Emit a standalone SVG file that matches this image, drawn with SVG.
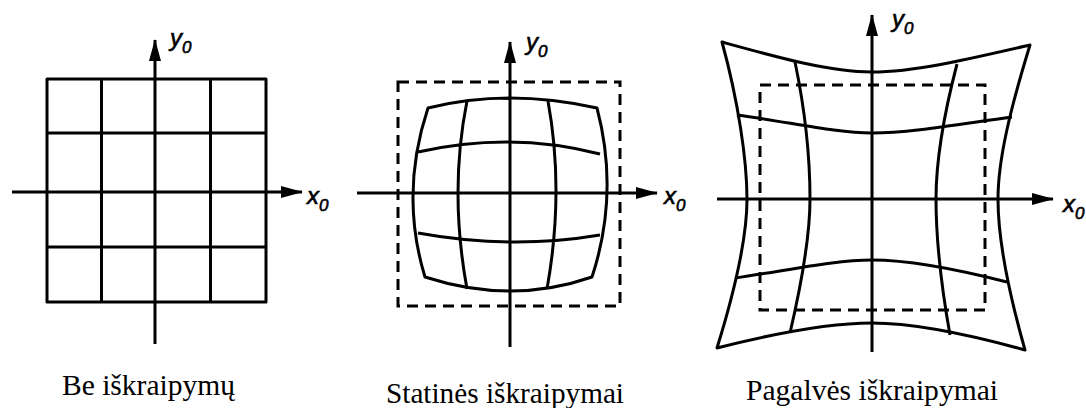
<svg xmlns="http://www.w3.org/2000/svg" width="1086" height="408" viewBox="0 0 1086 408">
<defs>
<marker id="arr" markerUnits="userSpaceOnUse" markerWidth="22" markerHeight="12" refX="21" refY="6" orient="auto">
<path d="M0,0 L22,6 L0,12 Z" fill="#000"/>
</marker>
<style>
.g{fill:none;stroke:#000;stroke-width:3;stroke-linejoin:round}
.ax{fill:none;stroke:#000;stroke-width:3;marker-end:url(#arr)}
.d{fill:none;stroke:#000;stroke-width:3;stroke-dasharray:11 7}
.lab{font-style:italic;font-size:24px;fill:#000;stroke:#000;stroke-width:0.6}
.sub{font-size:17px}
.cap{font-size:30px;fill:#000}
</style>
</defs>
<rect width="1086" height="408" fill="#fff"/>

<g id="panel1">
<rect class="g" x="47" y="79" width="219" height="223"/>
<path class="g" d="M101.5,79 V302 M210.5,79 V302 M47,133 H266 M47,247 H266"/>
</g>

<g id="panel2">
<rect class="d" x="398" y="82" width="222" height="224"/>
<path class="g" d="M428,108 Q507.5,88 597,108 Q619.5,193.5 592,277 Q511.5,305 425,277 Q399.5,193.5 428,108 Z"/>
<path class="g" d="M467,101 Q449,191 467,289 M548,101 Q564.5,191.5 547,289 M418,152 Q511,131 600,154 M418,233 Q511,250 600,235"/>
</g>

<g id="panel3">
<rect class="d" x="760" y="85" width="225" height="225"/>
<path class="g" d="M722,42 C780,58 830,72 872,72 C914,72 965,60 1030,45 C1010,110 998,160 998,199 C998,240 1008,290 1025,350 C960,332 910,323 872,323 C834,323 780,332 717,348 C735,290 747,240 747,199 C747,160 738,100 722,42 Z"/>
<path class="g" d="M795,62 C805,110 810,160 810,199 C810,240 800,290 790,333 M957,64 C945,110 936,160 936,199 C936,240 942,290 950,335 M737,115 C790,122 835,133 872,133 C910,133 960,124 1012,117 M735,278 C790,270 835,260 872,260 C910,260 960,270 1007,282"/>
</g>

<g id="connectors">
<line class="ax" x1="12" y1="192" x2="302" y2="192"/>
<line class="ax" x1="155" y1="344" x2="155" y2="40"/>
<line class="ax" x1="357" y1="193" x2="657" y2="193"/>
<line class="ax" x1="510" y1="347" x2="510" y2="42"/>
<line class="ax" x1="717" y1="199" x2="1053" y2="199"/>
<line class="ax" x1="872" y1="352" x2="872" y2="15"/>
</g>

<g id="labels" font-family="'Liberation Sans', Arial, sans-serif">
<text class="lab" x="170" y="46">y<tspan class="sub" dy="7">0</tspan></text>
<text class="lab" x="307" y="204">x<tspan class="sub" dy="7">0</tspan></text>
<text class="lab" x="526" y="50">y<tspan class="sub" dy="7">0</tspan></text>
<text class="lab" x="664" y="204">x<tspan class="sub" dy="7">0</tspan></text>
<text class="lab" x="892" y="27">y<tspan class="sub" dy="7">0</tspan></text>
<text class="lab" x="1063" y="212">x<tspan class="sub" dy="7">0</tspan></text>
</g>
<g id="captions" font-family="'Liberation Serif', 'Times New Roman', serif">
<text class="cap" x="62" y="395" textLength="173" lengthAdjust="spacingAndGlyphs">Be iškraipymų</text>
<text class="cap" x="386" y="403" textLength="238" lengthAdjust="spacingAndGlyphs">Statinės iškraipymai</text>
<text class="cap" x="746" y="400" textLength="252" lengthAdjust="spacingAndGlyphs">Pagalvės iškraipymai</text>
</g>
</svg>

_ _ _ _

[REQUIRED WORK]: In this exercise, set down all of the data exactly, without the pictures.

[OUTPUT FOR THIS TASK]:
Emit a standalone SVG file that matches this image, drawn with SVG.
<svg xmlns="http://www.w3.org/2000/svg" width="1086" height="408" viewBox="0 0 1086 408">
<defs>
<marker id="arr" markerUnits="userSpaceOnUse" markerWidth="22" markerHeight="12" refX="21" refY="6" orient="auto">
<path d="M0,0 L22,6 L0,12 Z" fill="#000"/>
</marker>
<style>
.g{fill:none;stroke:#000;stroke-width:3;stroke-linejoin:round}
.ax{fill:none;stroke:#000;stroke-width:3;marker-end:url(#arr)}
.d{fill:none;stroke:#000;stroke-width:3;stroke-dasharray:11 7}
.lab{font-style:italic;font-size:24px;fill:#000;stroke:#000;stroke-width:0.6}
.sub{font-size:17px}
.cap{font-size:30px;fill:#000}
</style>
</defs>
<rect width="1086" height="408" fill="#fff"/>

<g id="panel1">
<rect class="g" x="47" y="79" width="219" height="223"/>
<path class="g" d="M101.5,79 V302 M210.5,79 V302 M47,133 H266 M47,247 H266"/>
</g>

<g id="panel2">
<rect class="d" x="398" y="82" width="222" height="224"/>
<path class="g" d="M428,108 Q507.5,88 597,108 Q619.5,193.5 592,277 Q511.5,305 425,277 Q399.5,193.5 428,108 Z"/>
<path class="g" d="M467,101 Q449,191 467,289 M548,101 Q564.5,191.5 547,289 M418,152 Q511,131 600,154 M418,233 Q511,250 600,235"/>
</g>

<g id="panel3">
<rect class="d" x="760" y="85" width="225" height="225"/>
<path class="g" d="M722,42 C780,58 830,72 872,72 C914,72 965,60 1030,45 C1010,110 998,160 998,199 C998,240 1008,290 1025,350 C960,332 910,323 872,323 C834,323 780,332 717,348 C735,290 747,240 747,199 C747,160 738,100 722,42 Z"/>
<path class="g" d="M795,62 C805,110 810,160 810,199 C810,240 800,290 790,333 M957,64 C945,110 936,160 936,199 C936,240 942,290 950,335 M737,115 C790,122 835,133 872,133 C910,133 960,124 1012,117 M735,278 C790,270 835,260 872,260 C910,260 960,270 1007,282"/>
</g>

<g id="connectors">
<line class="ax" x1="12" y1="192" x2="302" y2="192"/>
<line class="ax" x1="155" y1="344" x2="155" y2="40"/>
<line class="ax" x1="357" y1="193" x2="657" y2="193"/>
<line class="ax" x1="510" y1="347" x2="510" y2="42"/>
<line class="ax" x1="717" y1="199" x2="1053" y2="199"/>
<line class="ax" x1="872" y1="352" x2="872" y2="15"/>
</g>

<g id="labels" font-family="'Liberation Sans', Arial, sans-serif">
<text class="lab" x="170" y="46">y<tspan class="sub" dy="7">0</tspan></text>
<text class="lab" x="307" y="204">x<tspan class="sub" dy="7">0</tspan></text>
<text class="lab" x="526" y="50">y<tspan class="sub" dy="7">0</tspan></text>
<text class="lab" x="664" y="204">x<tspan class="sub" dy="7">0</tspan></text>
<text class="lab" x="892" y="27">y<tspan class="sub" dy="7">0</tspan></text>
<text class="lab" x="1063" y="212">x<tspan class="sub" dy="7">0</tspan></text>
</g>
<g id="captions" font-family="'Liberation Serif', 'Times New Roman', serif">
<text class="cap" x="62" y="395" textLength="173" lengthAdjust="spacingAndGlyphs">Be iškraipymų</text>
<text class="cap" x="386" y="403" textLength="238" lengthAdjust="spacingAndGlyphs">Statinės iškraipymai</text>
<text class="cap" x="746" y="400" textLength="252" lengthAdjust="spacingAndGlyphs">Pagalvės iškraipymai</text>
</g>
</svg>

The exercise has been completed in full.